Link, the "special assistant to the athletic director," went to Snyder's home on a Thursday evening in early February and allegedly informed Snyder that he would not be retained at the end of the season; though most details of the conversation are unknown, Snyder resigned the next day.

Perhaps never in the history of college athletics has an athletic director seen public support so completely disappear (not that he really had any before) despite giving the fanbase exactly what they wanted (in this case, a Snyder ouster). But that's what happened. Within a week, university president Elson Floyd was questioning him, Jon Sundvold was (for what was certainly -- and sadly -- not the last time) publicly sandbagging him, and fans were generating online petitions demanding his resignation.

(Actually, this even led me to officially 'quitting' Tigerboard, which eventually led to my decision to start a Missouri blog, so ... thanks, everybody!)

The Seinfeldian version of this story goes as follows: Mizzou fans demand an end to Quin Snyder's tenure as head basketball coach, Quin Snyder is ousted, yadda yadda yadda, Mizzou fans get even angrier. As details emerged, it made nobody look good, from Snyder (uncooperative employee who refused to go down without a messy public fight) to Alden (couldn't keep an employee in check, sent an underling to said employees house instead of doing it himself) to Floyd (privately backed his athletic director, publicly questioned him) to Link (okay, not really, nothing could make Link look bad) to Sundvold (revealed that he has no problem stabbing Mizzou's athletic director in the back, knowing that his public reputation will never be damaged in the eyes of a good portion of the fanbase, and did so quite a few times over the next few weeks).

Though perhaps not the most painful moment on this list, it was almost certainly the least proud moment. Everybody revealed their character flaws, and the Mizzou family had to rebuild itself with less trust than ever before. That the Mizzou family has come back together since then is both miraculous and heart-warming. Few programs have so publicly bottomed out, and few programs have so completely earned the success they have since seen since.

A Young Dynamo Named Ron Prince


Perhaps one of the more enjoyable memes on Rock M Nation is The Beef's hatred of Ron Prince. Down 20+ in Columbia in 2006, in an epic downpour, Prince used all of his timeouts for no real reason to delay the inevitable. Down 20+ in Columbia in 2008, amid freezing temperatures, Prince left his starters in against Missouri's backups to score a couple of worthless touchdowns, uncorking a surprise onside kick in the process, then used all of his timeouts to delay the inevitable. The result: a postgame podcast that included a Beefy rant so good that it got Ron Prince into the M-I-Z... E-R-Y bracket all on its own. Prince certainly didn't earn inclusion in this contest because of the quality of his team's play -- Bill Snyder retired after beating Gary Pinkel approximately 34 consecutive times, then Prince went winless against the Tigers, never coming closer than 17 points. But the hate is strong nonetheless. And entertaining. Strong and entertaining.

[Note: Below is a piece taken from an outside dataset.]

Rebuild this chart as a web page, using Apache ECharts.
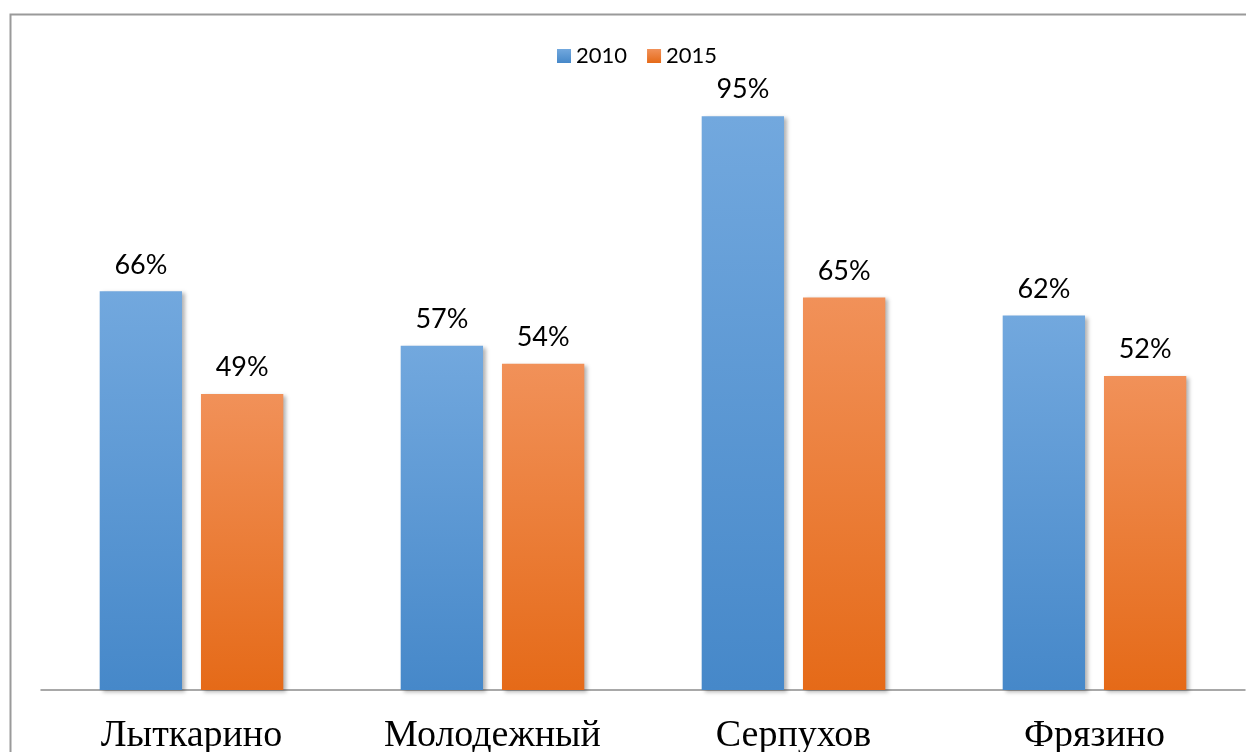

That these two entities are facing off is fitting, actually -- Prince was, in a lot of ways, Kansas State's Quin Snyder (without the success, and without the drug rumors), a young, charismatic, "scary smart" coach who was supposed to dominate the sport for decades but crashed and burned, dragging his athletic department down with him. Because of the money involved, Prince's case was perhaps even worse for K-State than Snyder was for Mizzou, but both left their programs both embarrassed and worse off than they found them.